Track down each line that has the word "matplotlib" and copy it.

____ Data provided

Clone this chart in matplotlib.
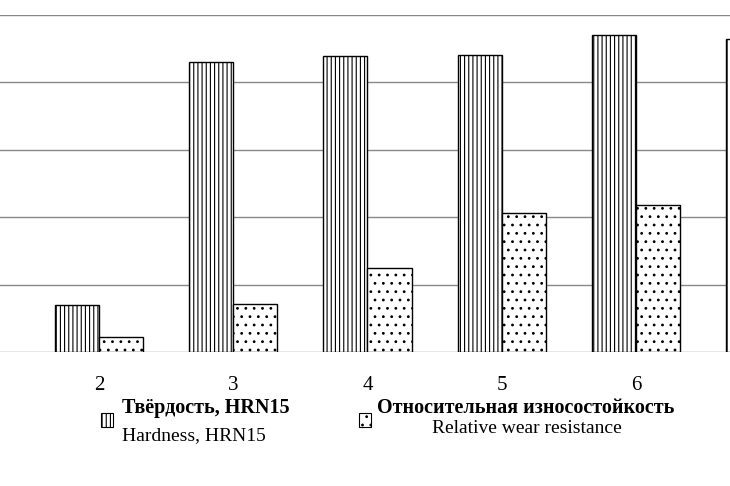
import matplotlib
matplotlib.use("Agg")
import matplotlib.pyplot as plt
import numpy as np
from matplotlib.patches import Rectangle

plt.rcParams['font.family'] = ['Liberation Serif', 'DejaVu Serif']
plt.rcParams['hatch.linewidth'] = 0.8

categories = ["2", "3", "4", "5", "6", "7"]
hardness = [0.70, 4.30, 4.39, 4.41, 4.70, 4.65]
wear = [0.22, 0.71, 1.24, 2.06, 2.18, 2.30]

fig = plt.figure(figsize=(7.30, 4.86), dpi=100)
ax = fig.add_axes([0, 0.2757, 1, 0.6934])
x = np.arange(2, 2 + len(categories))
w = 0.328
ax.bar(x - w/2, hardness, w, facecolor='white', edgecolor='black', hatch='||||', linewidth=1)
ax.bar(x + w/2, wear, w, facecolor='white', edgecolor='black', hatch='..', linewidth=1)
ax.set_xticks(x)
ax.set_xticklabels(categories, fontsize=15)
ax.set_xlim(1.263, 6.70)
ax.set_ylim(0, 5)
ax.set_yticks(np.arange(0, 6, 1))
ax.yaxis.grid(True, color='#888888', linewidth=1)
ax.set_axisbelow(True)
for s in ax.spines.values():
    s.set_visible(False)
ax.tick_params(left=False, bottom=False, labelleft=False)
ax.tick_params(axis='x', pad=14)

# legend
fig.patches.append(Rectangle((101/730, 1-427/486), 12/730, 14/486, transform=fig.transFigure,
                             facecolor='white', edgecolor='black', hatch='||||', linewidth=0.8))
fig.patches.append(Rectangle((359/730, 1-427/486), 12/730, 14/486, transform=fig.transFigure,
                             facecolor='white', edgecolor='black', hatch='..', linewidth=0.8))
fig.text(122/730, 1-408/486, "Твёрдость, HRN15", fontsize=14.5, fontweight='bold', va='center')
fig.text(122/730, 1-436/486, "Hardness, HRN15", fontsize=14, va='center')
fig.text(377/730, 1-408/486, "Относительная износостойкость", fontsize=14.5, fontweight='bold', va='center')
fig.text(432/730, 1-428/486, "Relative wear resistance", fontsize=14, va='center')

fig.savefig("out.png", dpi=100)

________

## Response
Clone this chart in matplotlib.
import matplotlib
matplotlib.use("Agg")
import matplotlib.pyplot as plt
from matplotlib.patches import Rectangle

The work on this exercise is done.